Est-ce schizophrène d’essayer d’être dans le monde et pas du monde? L’une des attestations les plus anciennes de cette double conscience paradoxale et fabuleuse de la part des chrétiens se trouve dans la lettre anonyme À Diognète (fin du 2e siècle):
«(Les) chrétiens ne se distinguent des autres hommes ni par leurs pays, ni par leur langage, ni par les vêtements. Ils n’habitent pas des villes qui leur soient propres, ils ne se servent pas de dialecte extraordinaire, leur genre de vie n’a rien de singulier … . Ils se conforment aux usages locaux pour les vêtements, la nourriture et la manière de vivre, tout en manifestant les lois extraordinaires et vraiment paradoxales de leur république spirituelle.
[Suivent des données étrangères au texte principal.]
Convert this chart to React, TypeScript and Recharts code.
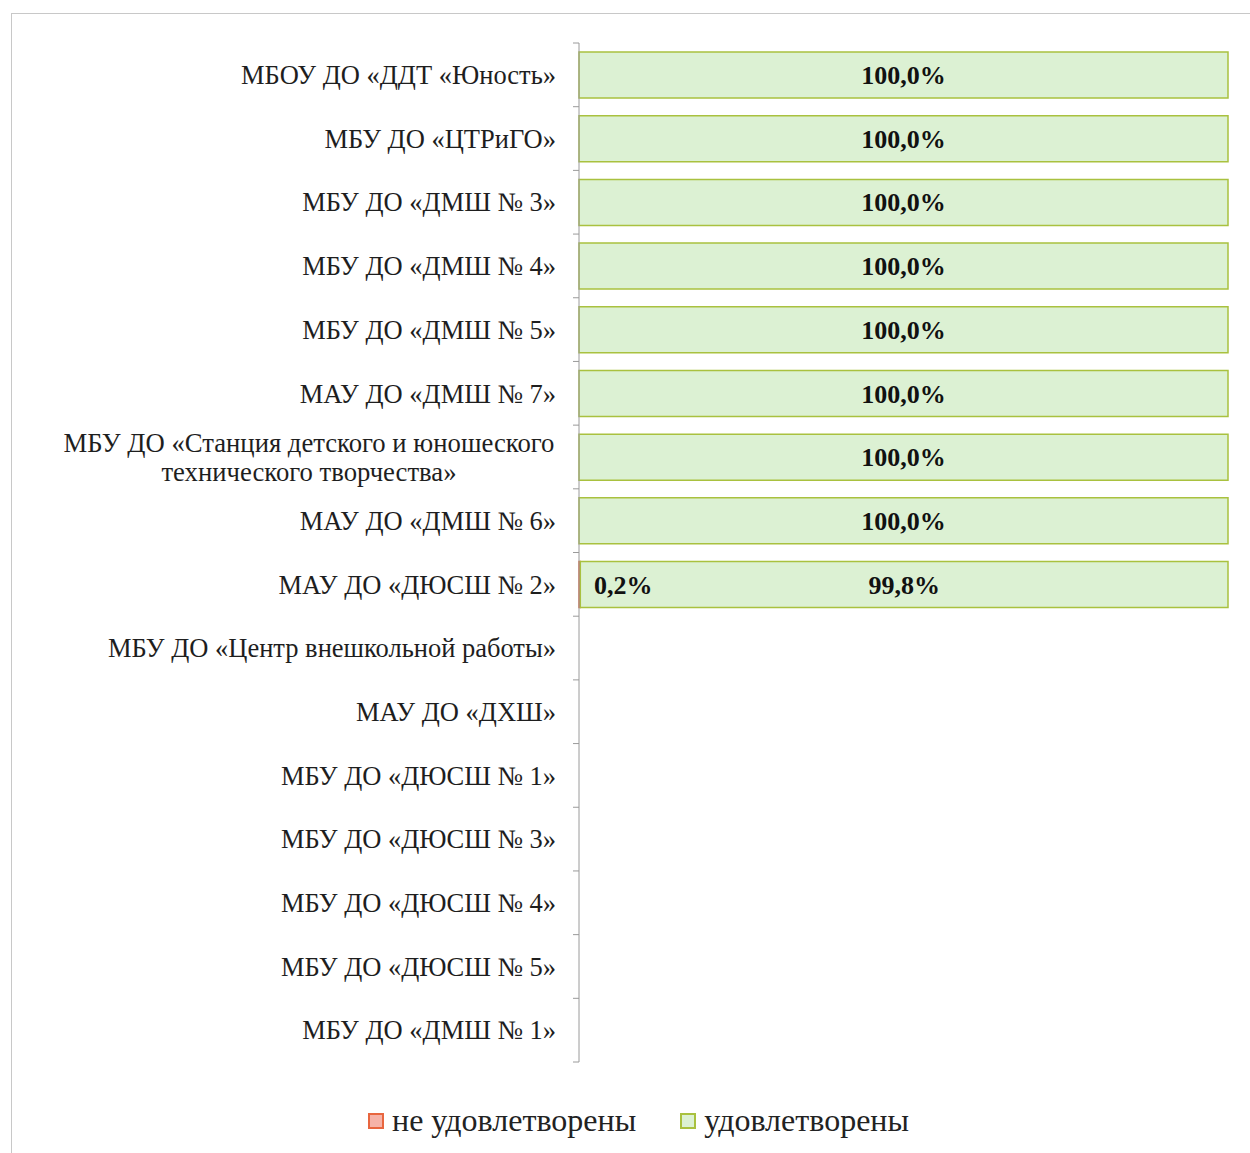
import React from 'react';
import { BarChart, Bar, XAxis, YAxis, LabelList } from 'recharts';

const categories = [
  'МБОУ ДО «ДДТ «Юность»',
  'МБУ ДО «ЦТРиГО»',
  'МБУ ДО «ДМШ № 3»',
  'МБУ ДО «ДМШ № 4»',
  'МБУ ДО «ДМШ № 5»',
  'МАУ ДО «ДМШ № 7»',
  'МБУ ДО «Станция детского и юношеского технического творчества»',
  'МАУ ДО «ДМШ № 6»',
  'МАУ ДО «ДЮСШ № 2»',
  'МБУ ДО «Центр внешкольной работы»',
  'МАУ ДО «ДХШ»',
  'МБУ ДО «ДЮСШ № 1»',
  'МБУ ДО «ДЮСШ № 3»',
  'МБУ ДО «ДЮСШ № 4»',
  'МБУ ДО «ДЮСШ № 5»',
  'МБУ ДО «ДМШ № 1»',
];

const notSatisfied: (number | null)[] = [0, 0, 0, 0, 0, 0, 0, 0, 0.2, null, null, null, null, null, null, null];
const satisfied: (number | null)[] = [100, 100, 100, 100, 100, 100, 100, 100, 99.8, null, null, null, null, null, null, null];

const seriesNames = ['не удовлетворены', 'удовлетворены'];

const data = categories.map((c, i) => ({
  name: c,
  notSatisfied: notSatisfied[i],
  satisfied: satisfied[i],
}));

const W = 1250;
const H = 1153;
const M = { top: 43, right: 22, bottom: 91, left: 0 };
const Y_W = 579;
const AXIS_X = M.left + Y_W;
const BAND = (H - M.top - M.bottom) / categories.length;
const FONT = '"Liberation Serif", "Times New Roman", serif';

const RED_FILL = '#f6b3a8';
const RED_STROKE = '#e8663f';
const GREEN_FILL = '#dcf1d3';
const GREEN_STROKE = '#a9c13f';

const fmt = (v: any) => (v == null ? '' : Number(v).toFixed(1).replace('.', ',') + '%');

const wrapLabel = (s: string): string[] => {
  if (s.length <= 40) return [s];
  const words = s.split(' ');
  const lines: string[] = [];
  let cur = '';
  for (const w of words) {
    const t = cur ? cur + ' ' + w : w;
    if (t.length > 40 && cur) {
      lines.push(cur);
      cur = w;
    } else cur = t;
  }
  if (cur) lines.push(cur);
  return lines;
};

const CategoryTick = (props: any) => {
  const { y, payload, index } = props;
  const lines = wrapLabel(String(payload.value));
  const textRight = AXIS_X - 23;
  return (
    <g>
      <line x1={AXIS_X - 6} x2={AXIS_X} y1={y - BAND / 2} y2={y - BAND / 2} stroke="#9a9a9a" strokeWidth={1} />
      {index === categories.length - 1 && (
        <line x1={AXIS_X - 6} x2={AXIS_X} y1={y + BAND / 2} y2={y + BAND / 2} stroke="#9a9a9a" strokeWidth={1} />
      )}
      {lines.length === 1 ? (
        <text x={textRight} y={y} dy="0.35em" textAnchor="end" fontFamily={FONT} fontSize={26.5} fill="#1e1e1e">
          {lines[0]}
        </text>
      ) : (
        lines.map((l, i) => (
          <text
            key={i}
            x={309}
            y={y + (i - (lines.length - 1) / 2) * 29}
            dy="0.35em"
            textAnchor="middle"
            fontFamily={FONT}
            fontSize={26.7}
            fill="#1e1e1e"
          >
            {l}
          </text>
        ))
      )}
    </g>
  );
};

const RedLabel = (props: any) => {
  const { x, y, height, value } = props;
  if (value == null || value <= 0) return null;
  return (
    <text x={x + 15} y={y + height / 2} dy="0.35em" fontFamily={FONT} fontSize={26} fontWeight="bold" fill="#111">
      {fmt(value)}
    </text>
  );
};

const GreenLabel = (props: any) => {
  const { x, y, width, height, value } = props;
  if (value == null) return null;
  return (
    <text x={x + width / 2} y={y + height / 2} dy="0.35em" textAnchor="middle" fontFamily={FONT} fontSize={26} fontWeight="bold" fill="#111">
      {fmt(value)}
    </text>
  );
};

const LegendBox = () => (
  <div
    style={{
      position: 'absolute',
      top: 1102,
      left: 368,
      display: 'flex',
      alignItems: 'center',
      fontFamily: FONT,
      fontSize: 32,
      color: '#222',
      whiteSpace: 'nowrap',
    }}
  >
    <span style={{ display: 'inline-flex', alignItems: 'center', marginRight: 44 }}>
      <span style={{ width: 12, height: 12, background: RED_FILL, border: `2px solid ${RED_STROKE}`, marginRight: 8, display: 'inline-block' }} />
      {seriesNames[0]}
    </span>
    <span style={{ display: 'inline-flex', alignItems: 'center' }}>
      <span style={{ width: 12, height: 12, background: GREEN_FILL, border: `2px solid ${GREEN_STROKE}`, marginRight: 8, display: 'inline-block' }} />
      {seriesNames[1]}
    </span>
  </div>
);

export default function App() {
  return (
    <div style={{ position: 'absolute', left: 0, top: 0, width: W, height: H, background: '#fff', overflow: 'hidden' }}>
      <div style={{ position: 'absolute', left: 11, top: 13, width: W + 20, height: H + 20, border: '1.5px solid #c8c8c8', boxSizing: 'border-box' }} />
      <div style={{ position: 'absolute', left: 0, top: 0 }}>
        <BarChart width={W} height={H} data={data} layout="vertical" margin={M} barSize={46}>
          <XAxis type="number" domain={[0, 100]} hide />
          <YAxis
            type="category"
            dataKey="name"
            width={Y_W}
            axisLine={{ stroke: '#9a9a9a' }}
            tickLine={false}
            tick={<CategoryTick />}
            interval={0}
          />
          <Bar dataKey="notSatisfied" name={seriesNames[0]} stackId="a" fill={RED_FILL} stroke={RED_STROKE} strokeWidth={1.5} isAnimationActive={false}>
            <LabelList dataKey="notSatisfied" content={<RedLabel />} />
          </Bar>
          <Bar dataKey="satisfied" name={seriesNames[1]} stackId="a" fill={GREEN_FILL} stroke={GREEN_STROKE} strokeWidth={1.5} isAnimationActive={false}>
            <LabelList dataKey="satisfied" content={<GreenLabel />} />
          </Bar>
        </BarChart>
      </div>
      <LegendBox />
    </div>
  );
}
Ils résident chacun dans sa propre patrie, mais comme des étrangers domiciliés. Ils s’acquittent de tous leurs devoirs de citoyens, et supportent toutes les charges comme des étrangers. Toute terre étrangère leur est une patrie, et toute patrie une terre étrangère. Ils se marient comme tout le monde, ils ont des enfants, mais ils n’abandonnent pas leurs nouveaux-nés. Ils partagent tous la même table, mais non la même couche. Ils sont dans la chair, mais ils ne vivent pas selon la chair. Ils passent leur vie sur la terre, mais sont citoyens du ciel. Ils obéissent aux lois établies et leur manière de vivre l’emporte en perfection sur les lois. Ils aiment tous les hommes et tous les persécutent. On les méconnaît, on les condamne ; on les tue et par là ils gagnent la vie. Ils sont pauvres et enrichissent un grand nombre. Ils manquent de tout et ils surabondent en toutes choses. On les méprise et dans ce mépris ils trouvent leur gloire. On les calomnie et ils sont justifiés. On les insulte et ils bénissent. On les outrage et ils honorent. Ne faisant que le bien, ils sont châtiés comme des scélérats. Châtiés, ils sont dans la joie comme s’ils naissaient à la vie … en un mot, ce que l’âme est dans le corps, les chrétiens le sont dans le monde. »
Lettre à Diognète. Cité par Frédéric Lenoir dans Comment Jésus est devenu Dieu, Paris, Fayard, 2010, p. 115-116.